The morning set in.  My young parents brought me to the tree to unwrap presents.  I was a toddler then.  I tore wrapping paper to shreds and laughed.

When I uncovered the last present I was a boy–it was a bike.  I went outside to ride it and to play catch with my dad.  That’s the way we do around here.  Christmas night may usually be dark and bitter cold, but Christmas day is sunny, and only crisp.

A couple of hours later my dad sent me in.  I was starting to be a teenager then.  I may have gone to my room to read a new SF book I’d got, but I don’t remember.

At midday I was with my wife.  We were dating, we were engaged, we were just married.

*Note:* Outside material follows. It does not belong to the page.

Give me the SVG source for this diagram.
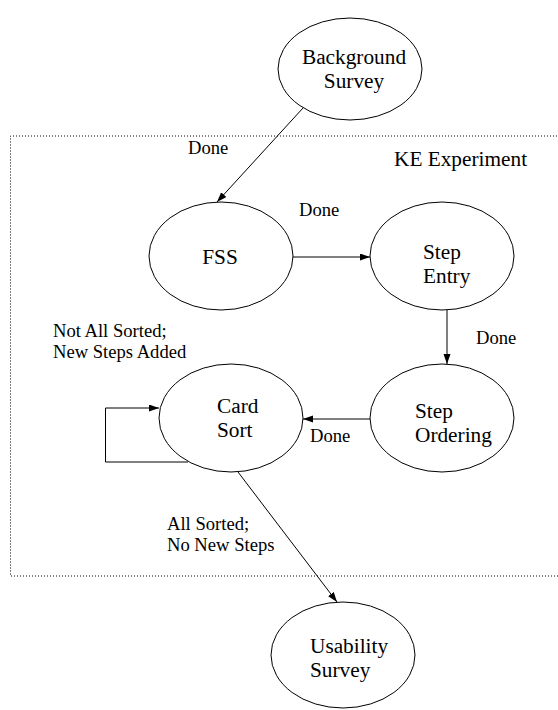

We were young and happy.  We flashed lots of white, laughing teeth, helping my mom make cook in the kitchen.

In the afternoon we went in to Christmas dinner.  We had our children now.  Grandpa–my dad, older now–blessed the food.  The meal had something solemn but lovely about it.

The day wore on peacefully.  Our children grew.  We played a boardgame with our grandchildren in the evening.

We were very old.  We were sitting on the couch.  We had that quiet, calm, reflective, reluctant moment you always have at the last moments of Christmas day.

We went to bed, turning out the lights.

I told my wife about the dream this morning.  “What does it mean,” she said.  I didn’t know.

We talked it over.  Here are two suggestions.

Christmas is just like any other day.  It has its share of little grievances.  But on Christmas I shrug them off with invincible cheer.  Perhaps life should be like that too.

Christmas is but once a year.  Mortal life is but once an eternity.  Maybe from the perspective of eternities our mortal life is a too-short holy day, where our only cares are children’s cares and there are too many good things to appreciate them all.

 

Later, another thought came to mind.

Everyone I meet, I am coming onstage to play a part in their life’s Christmas day.